Negara yang amat luas dan besar dengan penduduknya yang begitu banyak ini sedang menghadapi banyak sekali masalah-masalah besar di berbagai bidang. Banyak sekali pembusukan atau degenerasi yang sudah terjadi selama 40 tahun harus dihentikan, dan reformasi di segala bidang - yang sedang macet sekarang ini - harus diteruskan dan digalakkan. Banyak sekali hal-hal yang harus dibongkar, dibangun kembali, atau diganti, demi kepentingan rakyat banyak dan demi anak cucu kita di kemudian hari.
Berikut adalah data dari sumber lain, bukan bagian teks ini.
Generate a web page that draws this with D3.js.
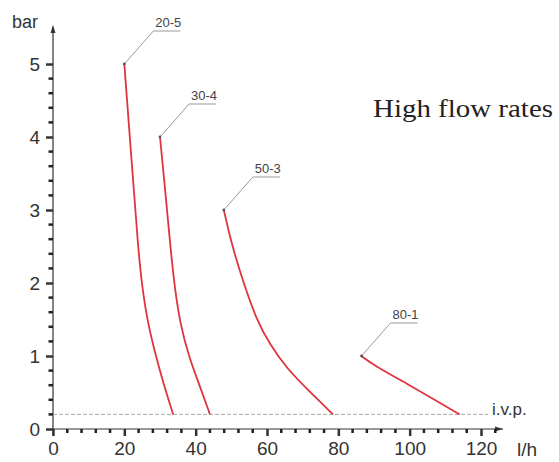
<!DOCTYPE html>
<html>
<head>
<meta charset="utf-8">
<script src="https://cdn.jsdelivr.net/npm/d3@7"></script>
<style>
  html, body { margin: 0; padding: 0; background: #fff; }
  svg { display: block; }
</style>
</head>
<body>
<svg id="chart" width="559" height="462"></svg>
<script>
// ---- data ----
const xTickValues = [0, 20, 40, 60, 80, 100, 120];
const yTickValues = [0, 1, 2, 3, 4, 5];
const xLabel = "l/h";
const yLabel = "bar";
const title = "High flow rates";
const ivpLabel = "i.v.p.";
const ivpValue = 0.2;

const seriesNames = ["20-5", "30-4", "50-3", "80-1"];
const series20_5 = [[20.0, 5.0], [22.0, 3.7], [23.9, 2.45], [25.0, 1.95], [26.4, 1.5], [28.3, 1.1], [30.9, 0.63], [33.7, 0.2]];
const series30_4 = [[30.0, 4.0], [31.6, 3.2], [33.0, 2.45], [34.1, 1.95], [35.6, 1.45], [38.2, 0.97], [41.1, 0.60], [44.0, 0.2]];
const series50_3 = [[47.9, 3.0], [49.2, 2.72], [50.6, 2.45], [53.3, 2.02], [57.1, 1.49], [60.8, 1.16], [65.5, 0.83], [72.0, 0.51], [78.5, 0.2]];
const series80_1 = [[86.5, 1.0], [89.7, 0.88], [100.0, 0.60], [108.4, 0.36], [114.0, 0.2]];
const seriesValues = [series20_5, series30_4, series50_3, series80_1];

// ---- drawing ----
const svg = d3.select("#chart");
const x = d3.scaleLinear().domain([0, 120]).range([53, 481]);
const y = d3.scaleLinear().domain([0, 5]).range([429, 64]);
const font = "'Liberation Sans', Arial, sans-serif";
const axisColor = "#333";

// minor ticks
const xMinor = d3.range(0, 125, 4).filter(v => v % 20 !== 0);
const yMinor = d3.range(1, 25).map(v => v / 5).filter(v => v % 1 !== 0);

// x axis
const gx = svg.append("g").attr("transform", `translate(0,${y(0)})`);
gx.call(d3.axisBottom(x).tickValues(xTickValues).tickSize(7).tickPadding(6).tickSizeOuter(0).tickFormat(d3.format("d")));
gx.select(".domain").remove();
gx.append("line").attr("x1", x(0)).attr("x2", 503).attr("y1", 0).attr("y2", 0)
  .attr("stroke", axisColor).attr("stroke-width", 1.2);
gx.append("path").attr("d", "M503,0 L495,-2.5 L495,2.5 Z").attr("fill", axisColor);
gx.selectAll(".tick line").attr("stroke", axisColor).attr("stroke-width", 2.5);
gx.selectAll(".tick text").attr("fill", axisColor).style("font-family", font).style("font-size", "19px");
const gxm = svg.append("g").attr("class", "minor-x");
gxm.selectAll("rect").data(xMinor).enter().append("rect")
  .attr("x", d => x(d) - 1.25).attr("width", 2.5)
  .attr("y", y(0)).attr("height", 4)
  .attr("fill", "#222");

// y axis
const gy = svg.append("g").attr("transform", `translate(${x(0)},0)`);
gy.call(d3.axisLeft(y).tickValues(yTickValues).tickSize(7).tickPadding(6).tickSizeOuter(0).tickFormat(d3.format("d")));
gy.select(".domain").remove();
gy.append("line").attr("x1", 0).attr("x2", 0).attr("y1", y(0) + 6).attr("y2", 27)
  .attr("stroke", axisColor).attr("stroke-width", 1.2);
gy.append("path").attr("d", "M0,25 L-2.5,33 L2.5,33 Z").attr("fill", axisColor);
gy.selectAll(".tick line").attr("stroke", axisColor).attr("stroke-width", 2.5);
gy.selectAll(".tick text").attr("fill", axisColor).style("font-family", font).style("font-size", "19px");
const gym = svg.append("g").attr("class", "minor-y");
gym.selectAll("rect").data(yMinor).enter().append("rect")
  .attr("x", x(0) - 4.5).attr("width", 4.5)
  .attr("y", d => y(d) - 1.25).attr("height", 2.5)
  .attr("fill", "#222");

// axis labels
svg.append("text").attr("x", 12).attr("y", 28).text(yLabel)
  .attr("fill", axisColor).style("font-family", font).style("font-size", "18px");
svg.append("text").attr("x", 517).attr("y", 456).text(xLabel)
  .attr("fill", axisColor).style("font-family", font).style("font-size", "19px");

// i.v.p. line
svg.append("line").attr("x1", x(0)).attr("x2", 488).attr("y1", y(ivpValue)).attr("y2", y(ivpValue))
  .attr("stroke", "#aaa").attr("stroke-width", 1).attr("stroke-dasharray", "4,2");
svg.append("text").attr("x", 492).attr("y", y(ivpValue) + 1).text(ivpLabel)
  .attr("fill", axisColor).style("font-family", font).style("font-size", "17px");

// curves
const line = d3.line().x(d => x(d[0])).y(d => y(d[1])).curve(d3.curveBasis);
svg.selectAll("path.curve").data(seriesValues).enter().append("path")
  .attr("class", "curve")
  .attr("d", line)
  .attr("fill", "none")
  .attr("stroke", "#e0343e")
  .attr("stroke-width", 1.8);

// leader lines + labels
const leaderDx = 29, leaderDy = -33, underline = 27;
seriesValues.forEach((s, i) => {
  const px = x(s[0][0]), py = y(s[0][1]);
  const kx = px + leaderDx, ky = py + leaderDy;
  svg.append("path")
    .attr("d", `M${px},${py} L${kx},${ky} L${kx + underline},${ky}`)
    .attr("fill", "none").attr("stroke", "#999").attr("stroke-width", 1);
  svg.append("circle").attr("cx", px).attr("cy", py).attr("r", 1.4).attr("fill", "#555");
  svg.append("text").attr("x", kx + 2).attr("y", ky - 4).text(seriesNames[i])
    .attr("fill", "#444").style("font-family", font).style("font-size", "13px");
});

// title
svg.append("text").attr("x", 373).attr("y", 117).text(title)
  .attr("fill", "#222").style("font-family", "'Liberation Serif', 'Times New Roman', serif")
  .style("font-size", "25px")
  .attr("textLength", 180).attr("lengthAdjust", "spacingAndGlyphs");
</script>
</body>
</html>
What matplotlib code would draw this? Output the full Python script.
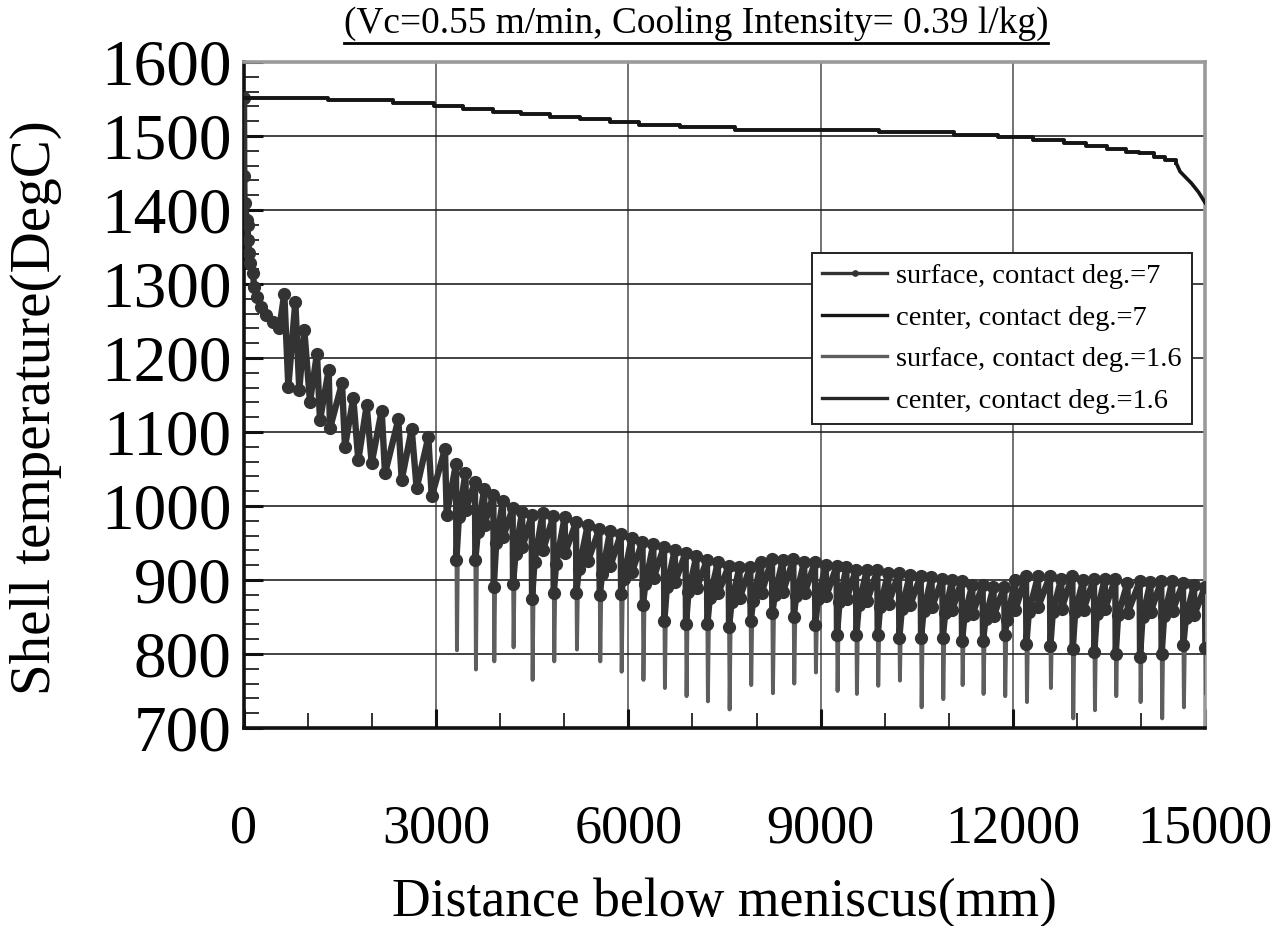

Pengalaman rakyat di berbagai negeri di dunia, antara lain di Venezuela, Bolivia dan Kuba, menunjukkan bahwa untuk bisa mengadakan perubahan-perubahan besar demi kepentingan rakyat banyak, haruslah lebih dulu direbut kekuasaan politik, melalui berbagai cara dan jalan, terutama jalan demokratis. Kiranya, kita bisa dan perlu belajar dari perebutan atau perubahan kekuasaan politik di berbagai negeri Amerika Latin yang makin bergeser ke kiri. Juga di Indonesia, perubahan-perubahan besar yang bisa menguntungkan kepentingan rakyat banyak, hanya bisa tercapai kalau kekuasaan politik dipegang oleh orang-orang yang benar-benar pro-rakyat, dan bukannya oleh orang-orang bermoral rendah dan reaksioner sejenis pendukung-pendukung setia Suharto beserta Orde Barunya. Sebab, 40 tahun (artinya dua pertiganya umur Republik kita) sudah menunjukkan dengan jelas siapa-siapa mereka itu semuanya dan bagaimana sepak-terjang mereka. Karena itu, janganlah lagi tertipu oleh mereka, dan hilangkanlah segala ilusi.


Revolusi belum selesai !!!

Jadi, perubahan kekuasaan politik ke arah yang betul-betul mementingkan kepentingan rakyat banyak adalah satu-satunya jalan yang akan bisa mengentaskan Republik kita dari segala bahaya, kesulitan dan penyakit. Kiranya, masalah inilah salah satu di antara berbagai soal penting yang perlu direnungkan bersama dalam memperingati Hari Kemerdekaan 17 Agustus. Dalam rangka ini perlu diingat pula bahwa untuk menuju ke perubahan kekuasaan politik yang benar-benar pro-rakyat itu kita bersama harus berusaha meneruskan apa-apa yang sudah diperjuangkan oleh Bung Karno. Singkat-padatnya, seperti yang sering dikatakan Bung Karno : revolusi belum selesai !!!